Au Liban, une crise économique et des salaires extrêmement bas ont poussé de nombreuses personnes à fouiller les poubelles pour récupérer les matériaux recyclables et les vendre. Cette économie parallèle des déchets, bien qu'informelle et précaire, contribue à leur réduction tout en offrant des revenus essentiels aux plus démunis.
Le Liban traverse une crise économique qui a des répercussions majeures sur les secteurs privé et public, avec des salaires extrêmement bas, certains ne dépassant pas 38 euros par mois. De nombreuses personnes, notamment des réfugiés syriens privés des aides de l’ONU, car illégaux, se tournent vers le contenu des poubelles pour survivre. Cette situation a engendré une économie parallèle des déchets, offrant une solution au problème national de la gestion des ordures et créant des opportunités économiques pour les plus démunis.
Une économie parallèle
Des collecteurs fouillent les poubelles dans divers quartiers de Beyrouth à la recherche de matériaux recyclables comme le plastique, le métal et encore le papier. « Nous le faisons les deux fois par jour, à 7h et à 22h, confie à 22M Ali, 35 ans, collecteur d’origine libanaise. Nous arrivons à gagner entre 14 et 19 euros chaque jour grâce aux poubelles de la capitale (soit 7 à 10 fois leur salaire NDLR). J’en soustrais mes dépenses personnelles et envoie le reste à ma famille en Syrie », poursuit-il.

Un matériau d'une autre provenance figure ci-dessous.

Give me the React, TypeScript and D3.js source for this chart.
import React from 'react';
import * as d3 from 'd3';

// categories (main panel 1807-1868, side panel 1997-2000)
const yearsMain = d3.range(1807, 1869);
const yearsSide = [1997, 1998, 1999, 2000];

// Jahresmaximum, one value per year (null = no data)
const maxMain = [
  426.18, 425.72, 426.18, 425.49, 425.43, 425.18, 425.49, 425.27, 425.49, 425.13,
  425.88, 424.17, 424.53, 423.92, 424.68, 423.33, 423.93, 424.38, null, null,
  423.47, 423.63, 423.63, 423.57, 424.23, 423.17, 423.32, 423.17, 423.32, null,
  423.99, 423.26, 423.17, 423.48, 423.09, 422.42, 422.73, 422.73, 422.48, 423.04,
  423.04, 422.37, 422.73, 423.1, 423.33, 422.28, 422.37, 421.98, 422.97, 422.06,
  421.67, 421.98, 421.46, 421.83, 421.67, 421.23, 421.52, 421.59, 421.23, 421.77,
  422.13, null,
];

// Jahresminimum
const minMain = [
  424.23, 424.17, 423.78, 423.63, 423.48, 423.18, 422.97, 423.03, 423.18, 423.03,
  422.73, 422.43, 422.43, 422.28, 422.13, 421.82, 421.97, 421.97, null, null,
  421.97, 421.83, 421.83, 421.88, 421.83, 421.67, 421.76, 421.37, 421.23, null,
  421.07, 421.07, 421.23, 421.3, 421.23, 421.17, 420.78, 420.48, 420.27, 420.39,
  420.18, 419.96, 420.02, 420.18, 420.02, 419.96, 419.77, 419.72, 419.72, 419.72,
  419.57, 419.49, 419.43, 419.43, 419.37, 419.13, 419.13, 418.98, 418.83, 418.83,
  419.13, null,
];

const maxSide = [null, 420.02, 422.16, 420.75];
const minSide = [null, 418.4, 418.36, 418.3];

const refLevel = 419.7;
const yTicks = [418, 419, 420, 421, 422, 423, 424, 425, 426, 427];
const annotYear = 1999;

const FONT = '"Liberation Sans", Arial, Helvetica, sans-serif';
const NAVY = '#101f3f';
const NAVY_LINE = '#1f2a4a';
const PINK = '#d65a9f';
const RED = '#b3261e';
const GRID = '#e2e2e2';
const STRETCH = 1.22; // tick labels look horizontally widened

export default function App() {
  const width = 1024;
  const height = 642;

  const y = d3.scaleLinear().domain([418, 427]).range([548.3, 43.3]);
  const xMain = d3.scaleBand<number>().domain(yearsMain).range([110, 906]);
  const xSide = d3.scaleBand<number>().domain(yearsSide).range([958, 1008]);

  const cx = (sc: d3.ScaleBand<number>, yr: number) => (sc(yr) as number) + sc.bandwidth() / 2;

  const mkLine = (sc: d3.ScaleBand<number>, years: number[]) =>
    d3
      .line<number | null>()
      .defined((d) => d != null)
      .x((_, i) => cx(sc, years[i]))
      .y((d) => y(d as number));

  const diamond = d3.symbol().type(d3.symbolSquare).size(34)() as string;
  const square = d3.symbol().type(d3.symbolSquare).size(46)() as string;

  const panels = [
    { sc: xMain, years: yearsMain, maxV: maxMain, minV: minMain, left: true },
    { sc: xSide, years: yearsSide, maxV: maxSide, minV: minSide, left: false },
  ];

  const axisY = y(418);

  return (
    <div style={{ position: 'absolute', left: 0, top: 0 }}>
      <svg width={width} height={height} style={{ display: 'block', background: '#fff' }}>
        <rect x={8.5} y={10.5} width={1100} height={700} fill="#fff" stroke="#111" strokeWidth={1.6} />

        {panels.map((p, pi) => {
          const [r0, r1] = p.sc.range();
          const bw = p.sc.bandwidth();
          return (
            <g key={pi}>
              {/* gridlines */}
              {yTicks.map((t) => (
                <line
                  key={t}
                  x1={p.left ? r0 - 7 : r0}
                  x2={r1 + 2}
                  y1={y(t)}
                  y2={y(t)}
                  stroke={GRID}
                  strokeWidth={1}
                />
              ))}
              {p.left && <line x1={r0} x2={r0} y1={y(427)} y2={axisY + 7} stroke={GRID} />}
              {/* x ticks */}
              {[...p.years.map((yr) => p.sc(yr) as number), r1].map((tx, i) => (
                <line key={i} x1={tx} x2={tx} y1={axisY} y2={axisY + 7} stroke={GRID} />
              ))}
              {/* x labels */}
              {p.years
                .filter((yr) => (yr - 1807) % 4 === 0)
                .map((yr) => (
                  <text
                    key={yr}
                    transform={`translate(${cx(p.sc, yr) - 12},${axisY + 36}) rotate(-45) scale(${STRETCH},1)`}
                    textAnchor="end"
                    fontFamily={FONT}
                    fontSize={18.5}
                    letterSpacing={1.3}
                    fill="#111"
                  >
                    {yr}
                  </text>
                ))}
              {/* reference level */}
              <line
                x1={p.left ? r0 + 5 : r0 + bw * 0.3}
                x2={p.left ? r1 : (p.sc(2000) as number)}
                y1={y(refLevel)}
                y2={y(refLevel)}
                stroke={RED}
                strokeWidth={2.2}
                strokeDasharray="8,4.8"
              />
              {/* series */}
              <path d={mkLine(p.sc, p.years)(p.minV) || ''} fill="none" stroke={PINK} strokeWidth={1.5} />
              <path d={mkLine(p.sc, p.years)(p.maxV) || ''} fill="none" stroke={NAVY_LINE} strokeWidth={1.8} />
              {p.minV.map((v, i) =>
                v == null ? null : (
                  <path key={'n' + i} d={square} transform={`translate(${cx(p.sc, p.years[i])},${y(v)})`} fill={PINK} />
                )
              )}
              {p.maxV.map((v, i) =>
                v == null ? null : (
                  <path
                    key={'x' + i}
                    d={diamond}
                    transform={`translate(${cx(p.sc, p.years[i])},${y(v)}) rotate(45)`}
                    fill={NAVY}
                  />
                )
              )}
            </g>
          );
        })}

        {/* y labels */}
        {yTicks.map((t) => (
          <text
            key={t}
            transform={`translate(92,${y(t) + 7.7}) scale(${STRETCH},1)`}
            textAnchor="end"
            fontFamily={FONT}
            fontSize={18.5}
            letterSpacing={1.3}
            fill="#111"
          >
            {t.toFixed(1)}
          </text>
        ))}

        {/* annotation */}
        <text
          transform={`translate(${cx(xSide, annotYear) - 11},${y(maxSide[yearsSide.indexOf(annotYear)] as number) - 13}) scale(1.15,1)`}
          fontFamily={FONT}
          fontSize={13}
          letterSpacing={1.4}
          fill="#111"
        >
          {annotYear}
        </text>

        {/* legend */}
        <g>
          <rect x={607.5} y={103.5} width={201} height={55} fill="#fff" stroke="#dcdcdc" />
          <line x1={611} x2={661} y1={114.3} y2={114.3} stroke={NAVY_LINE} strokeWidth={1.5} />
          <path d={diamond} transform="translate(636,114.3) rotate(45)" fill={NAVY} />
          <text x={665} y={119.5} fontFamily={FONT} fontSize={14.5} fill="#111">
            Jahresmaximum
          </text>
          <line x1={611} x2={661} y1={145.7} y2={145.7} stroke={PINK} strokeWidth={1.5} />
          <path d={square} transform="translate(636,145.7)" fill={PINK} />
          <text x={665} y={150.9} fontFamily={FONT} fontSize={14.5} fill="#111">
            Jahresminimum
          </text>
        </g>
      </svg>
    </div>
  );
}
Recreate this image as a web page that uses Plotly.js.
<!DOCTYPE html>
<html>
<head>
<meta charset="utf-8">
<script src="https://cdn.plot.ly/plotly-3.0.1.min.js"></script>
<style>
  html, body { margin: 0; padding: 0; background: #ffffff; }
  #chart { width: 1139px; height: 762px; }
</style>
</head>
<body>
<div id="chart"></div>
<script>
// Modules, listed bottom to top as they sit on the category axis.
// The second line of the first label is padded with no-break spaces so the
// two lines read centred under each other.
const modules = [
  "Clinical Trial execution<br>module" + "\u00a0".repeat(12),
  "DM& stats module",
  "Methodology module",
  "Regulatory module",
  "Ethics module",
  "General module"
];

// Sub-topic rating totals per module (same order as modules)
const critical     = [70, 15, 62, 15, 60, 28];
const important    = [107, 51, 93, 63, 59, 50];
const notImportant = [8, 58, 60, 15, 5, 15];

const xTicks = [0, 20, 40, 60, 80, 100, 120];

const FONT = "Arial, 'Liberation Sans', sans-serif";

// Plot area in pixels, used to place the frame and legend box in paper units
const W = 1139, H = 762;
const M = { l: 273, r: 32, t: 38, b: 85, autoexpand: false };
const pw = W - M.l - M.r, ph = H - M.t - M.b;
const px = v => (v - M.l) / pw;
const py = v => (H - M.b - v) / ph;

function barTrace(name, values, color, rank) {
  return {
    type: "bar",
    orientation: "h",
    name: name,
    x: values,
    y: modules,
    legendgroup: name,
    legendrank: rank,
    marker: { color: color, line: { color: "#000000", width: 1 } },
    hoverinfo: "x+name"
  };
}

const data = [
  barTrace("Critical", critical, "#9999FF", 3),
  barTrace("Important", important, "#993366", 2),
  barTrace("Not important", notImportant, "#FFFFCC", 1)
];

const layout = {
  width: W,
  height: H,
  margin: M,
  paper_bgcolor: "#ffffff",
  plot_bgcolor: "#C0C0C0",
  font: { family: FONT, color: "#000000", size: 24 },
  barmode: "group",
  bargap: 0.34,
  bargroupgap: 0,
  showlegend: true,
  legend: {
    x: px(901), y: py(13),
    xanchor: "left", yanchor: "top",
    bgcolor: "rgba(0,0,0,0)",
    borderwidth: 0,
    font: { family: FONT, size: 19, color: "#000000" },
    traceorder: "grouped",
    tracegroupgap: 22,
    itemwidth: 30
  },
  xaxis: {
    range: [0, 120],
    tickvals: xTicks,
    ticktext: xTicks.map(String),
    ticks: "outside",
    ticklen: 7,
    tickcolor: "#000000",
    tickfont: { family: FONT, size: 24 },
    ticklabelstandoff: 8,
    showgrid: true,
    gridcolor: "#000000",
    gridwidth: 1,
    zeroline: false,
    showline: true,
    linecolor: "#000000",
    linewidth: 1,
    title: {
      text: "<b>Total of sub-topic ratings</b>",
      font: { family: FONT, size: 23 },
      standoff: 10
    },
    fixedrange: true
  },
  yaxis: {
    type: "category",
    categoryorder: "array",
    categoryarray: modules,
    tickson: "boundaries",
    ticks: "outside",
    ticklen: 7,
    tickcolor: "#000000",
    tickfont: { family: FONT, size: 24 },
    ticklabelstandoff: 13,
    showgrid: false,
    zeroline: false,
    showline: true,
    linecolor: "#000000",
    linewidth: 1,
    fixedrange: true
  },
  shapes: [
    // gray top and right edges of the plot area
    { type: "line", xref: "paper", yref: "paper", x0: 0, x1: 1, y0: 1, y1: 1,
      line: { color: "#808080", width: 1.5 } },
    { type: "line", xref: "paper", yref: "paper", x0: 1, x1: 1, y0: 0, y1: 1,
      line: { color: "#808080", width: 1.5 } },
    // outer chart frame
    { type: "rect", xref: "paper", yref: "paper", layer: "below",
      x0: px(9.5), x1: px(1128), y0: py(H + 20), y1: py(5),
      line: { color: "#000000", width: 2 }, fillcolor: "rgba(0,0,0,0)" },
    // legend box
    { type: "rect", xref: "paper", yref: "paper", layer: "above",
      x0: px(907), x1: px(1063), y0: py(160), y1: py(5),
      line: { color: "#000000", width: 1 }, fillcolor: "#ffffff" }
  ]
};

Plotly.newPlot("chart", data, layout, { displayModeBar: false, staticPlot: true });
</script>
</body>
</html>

Certains habitués ont même répertorié les quartiers où la récolte était la meilleure. « Je ne me rends que dans les quartiers les plus fréquentés : soit ceux où il y a des pubs et des boîtes de nuit, soit ceux où on trouve beaucoup de bureaux, car la récolte est meilleure là-bas. Il y a moins de détritus, type nourriture, et plus de matière revendable comme les canettes, le papier ou les emballages plastiques », lance Mohammad, 24 ans, collecteur d’origine syrienne.
D’autres habitués ont établi des relations de fidélité avec plusieurs quartiers, comme Houssam, 21 ans et Tarek, 17 ans, tous deux réfugiés syriens illégaux. « Je suis responsable de ces trois immeubles ici (rue Hamra) et mon ami des cinq premiers de la rue parallèle (rue Léon). Les résidents nous fournissent des déchets déjà triés dans des sacs en plastique. En une journée, nous récoltons autant de déchets qu’en une semaine. Cela augmente notre revenu hebdomadaire de 47 à 69 euros », racontent les jeunes garçons.
Des consignes clandestines
Ils collectent, puis vendent à des consignes de recyclage clandestines, établies dans de vieux immeubles désaffectés de la capitale ravagée par l’explosion au port de Beyrouth en 2020. Abdullah, Libanais âgé de 35 ans, propriétaire d’une consigne clandestine, explique : « Nous pesons et achetons ici les matériaux qui nous intéressent. Ensuite nous les revendons à des usines de recyclage dans les pays occidentaux, notamment en Turquie ». Selon Mahmoud, Palestinien de 65 ans, « c’est près de 85kg de déchets que chaque collecteur nous rapporte par jour. Soit un total de 1000 kg par jour pour notre consigne. Et il y en a plus d’une dizaine comme la nôtre dans la capitale ».
Ce commerce informel a non seulement permis aux collecteurs de subvenir à leurs besoins, mais a également contribué à la réduction des déchets dans les rues libanaises. De quoi soulager ainsi des systèmes de gestion des ordures souvent défaillants et retarder la crise latente qui y est associée.
Reste que cette organisation se confronte à plusieurs obstacles majeurs : la précarité des conditions de travail, l’absence de protection sociale et la concurrence pour les matériaux recyclables. De plus, les réfugiés syriens illégaux doivent faire face à des tensions avec les forces de sécurité intérieures libanaises qui peuvent les expulser.
La majorité des collecteurs étant Syriens, la plupart des revenus générés par cette économie sont envoyés en Syrie. Cela aggrave donc le problème du drainage des ressources vers ce pays voisin, comme celui de la raréfaction des devises étrangères au Liban.